- Provided entries:
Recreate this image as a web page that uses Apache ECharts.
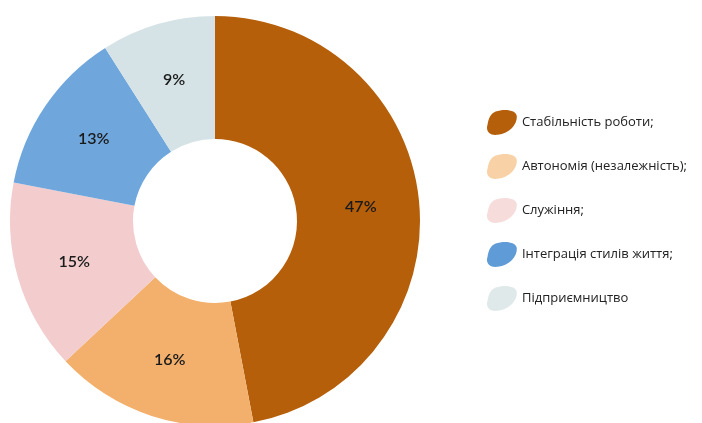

--

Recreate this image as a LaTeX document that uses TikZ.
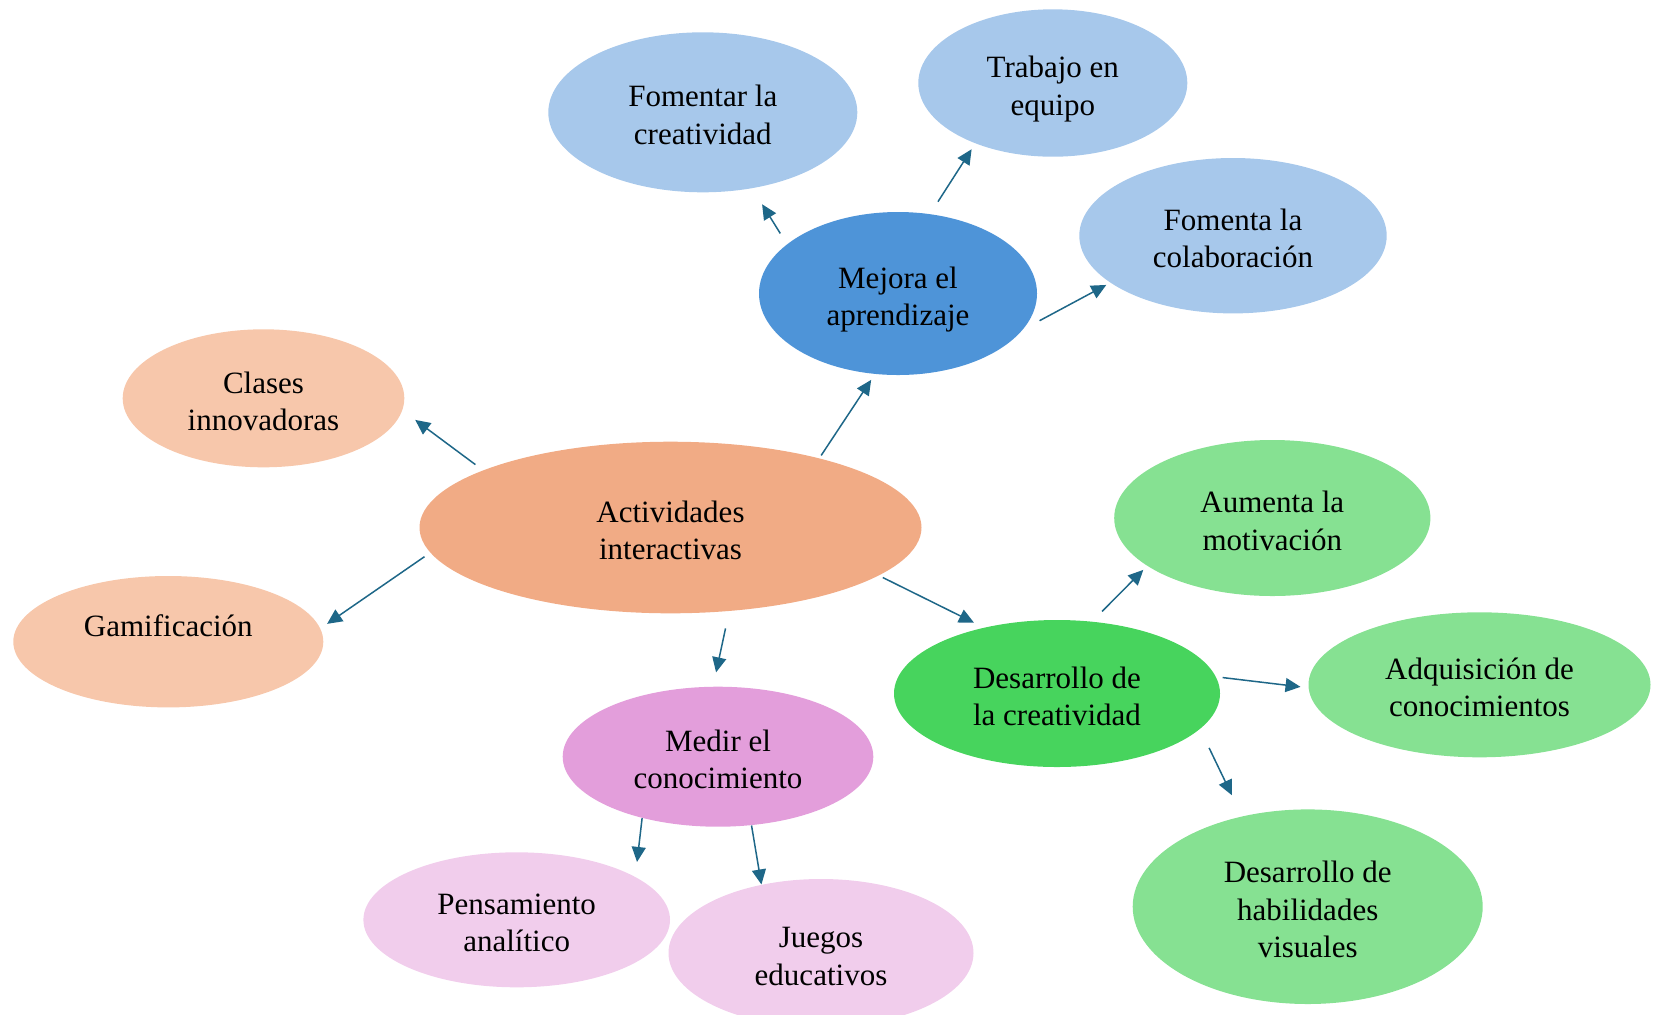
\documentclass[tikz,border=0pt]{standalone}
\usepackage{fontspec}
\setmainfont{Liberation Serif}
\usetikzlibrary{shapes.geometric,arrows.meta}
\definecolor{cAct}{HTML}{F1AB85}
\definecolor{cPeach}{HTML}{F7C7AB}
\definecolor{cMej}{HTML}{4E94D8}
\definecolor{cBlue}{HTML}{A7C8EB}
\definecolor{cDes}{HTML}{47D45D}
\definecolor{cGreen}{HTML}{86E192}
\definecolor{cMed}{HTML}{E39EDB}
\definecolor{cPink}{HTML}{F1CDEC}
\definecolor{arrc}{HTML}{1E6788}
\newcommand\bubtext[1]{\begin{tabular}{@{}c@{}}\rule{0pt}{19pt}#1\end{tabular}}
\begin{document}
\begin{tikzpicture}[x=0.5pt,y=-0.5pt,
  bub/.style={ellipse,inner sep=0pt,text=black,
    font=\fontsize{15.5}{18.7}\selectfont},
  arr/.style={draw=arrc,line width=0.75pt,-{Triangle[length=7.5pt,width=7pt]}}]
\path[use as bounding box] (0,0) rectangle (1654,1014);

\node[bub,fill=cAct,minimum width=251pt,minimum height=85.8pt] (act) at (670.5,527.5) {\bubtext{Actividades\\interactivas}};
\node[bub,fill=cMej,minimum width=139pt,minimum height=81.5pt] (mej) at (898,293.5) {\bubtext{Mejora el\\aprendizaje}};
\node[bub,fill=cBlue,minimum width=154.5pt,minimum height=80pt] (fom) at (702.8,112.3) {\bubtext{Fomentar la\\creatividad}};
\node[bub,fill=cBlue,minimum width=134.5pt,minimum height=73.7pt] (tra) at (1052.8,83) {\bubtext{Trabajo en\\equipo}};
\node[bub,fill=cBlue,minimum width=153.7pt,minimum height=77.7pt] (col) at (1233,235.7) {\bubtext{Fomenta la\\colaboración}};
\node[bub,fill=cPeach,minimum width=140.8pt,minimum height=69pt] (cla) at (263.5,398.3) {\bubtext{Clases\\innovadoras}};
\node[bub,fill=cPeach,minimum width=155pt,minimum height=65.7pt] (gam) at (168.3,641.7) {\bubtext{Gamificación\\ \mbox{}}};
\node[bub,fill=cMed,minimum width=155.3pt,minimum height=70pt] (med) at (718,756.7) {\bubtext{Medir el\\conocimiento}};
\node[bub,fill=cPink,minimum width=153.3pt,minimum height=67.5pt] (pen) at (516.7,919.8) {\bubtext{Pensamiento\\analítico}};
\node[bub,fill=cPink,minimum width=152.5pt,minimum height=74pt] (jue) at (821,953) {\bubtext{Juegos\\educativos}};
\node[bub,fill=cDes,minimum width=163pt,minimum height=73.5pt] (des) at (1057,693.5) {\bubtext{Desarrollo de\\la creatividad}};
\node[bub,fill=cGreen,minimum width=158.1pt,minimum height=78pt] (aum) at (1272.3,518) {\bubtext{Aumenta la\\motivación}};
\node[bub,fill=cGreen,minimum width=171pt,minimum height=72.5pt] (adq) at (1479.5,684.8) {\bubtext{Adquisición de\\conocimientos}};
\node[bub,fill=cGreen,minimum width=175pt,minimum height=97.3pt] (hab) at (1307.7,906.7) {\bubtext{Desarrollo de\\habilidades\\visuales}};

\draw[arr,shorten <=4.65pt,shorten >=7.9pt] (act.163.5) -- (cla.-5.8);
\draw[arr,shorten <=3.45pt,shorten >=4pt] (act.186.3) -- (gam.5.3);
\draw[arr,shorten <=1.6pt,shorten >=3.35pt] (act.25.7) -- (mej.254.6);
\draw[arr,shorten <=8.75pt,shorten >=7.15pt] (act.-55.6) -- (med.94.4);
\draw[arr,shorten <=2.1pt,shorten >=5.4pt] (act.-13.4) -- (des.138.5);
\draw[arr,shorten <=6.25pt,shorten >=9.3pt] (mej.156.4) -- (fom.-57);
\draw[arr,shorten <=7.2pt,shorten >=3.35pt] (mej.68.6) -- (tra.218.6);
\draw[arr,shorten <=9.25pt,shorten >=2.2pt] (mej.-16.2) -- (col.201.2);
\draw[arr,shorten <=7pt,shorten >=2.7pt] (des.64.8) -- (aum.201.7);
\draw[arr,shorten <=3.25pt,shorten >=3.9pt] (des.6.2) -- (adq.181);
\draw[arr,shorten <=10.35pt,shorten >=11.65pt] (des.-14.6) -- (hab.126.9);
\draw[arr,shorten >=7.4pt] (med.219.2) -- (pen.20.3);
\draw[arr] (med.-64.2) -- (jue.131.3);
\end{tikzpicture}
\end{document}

- Directions:
The first line to give again is the one with "Recreate this image as a LaTeX", and the last is the one with "(0,0) rectangle (1654,1014);". Repeat them and everything between exactly, minus the pictures.

- Problem solution:
Recreate this image as a LaTeX document that uses TikZ.
\documentclass[tikz,border=0pt]{standalone}
\usepackage{fontspec}
\setmainfont{Liberation Serif}
\usetikzlibrary{shapes.geometric,arrows.meta}
\definecolor{cAct}{HTML}{F1AB85}
\definecolor{cPeach}{HTML}{F7C7AB}
\definecolor{cMej}{HTML}{4E94D8}
\definecolor{cBlue}{HTML}{A7C8EB}
\definecolor{cDes}{HTML}{47D45D}
\definecolor{cGreen}{HTML}{86E192}
\definecolor{cMed}{HTML}{E39EDB}
\definecolor{cPink}{HTML}{F1CDEC}
\definecolor{arrc}{HTML}{1E6788}
\newcommand\bubtext[1]{\begin{tabular}{@{}c@{}}\rule{0pt}{19pt}#1\end{tabular}}
\begin{document}
\begin{tikzpicture}[x=0.5pt,y=-0.5pt,
  bub/.style={ellipse,inner sep=0pt,text=black,
    font=\fontsize{15.5}{18.7}\selectfont},
  arr/.style={draw=arrc,line width=0.75pt,-{Triangle[length=7.5pt,width=7pt]}}]
\path[use as bounding box] (0,0) rectangle (1654,1014);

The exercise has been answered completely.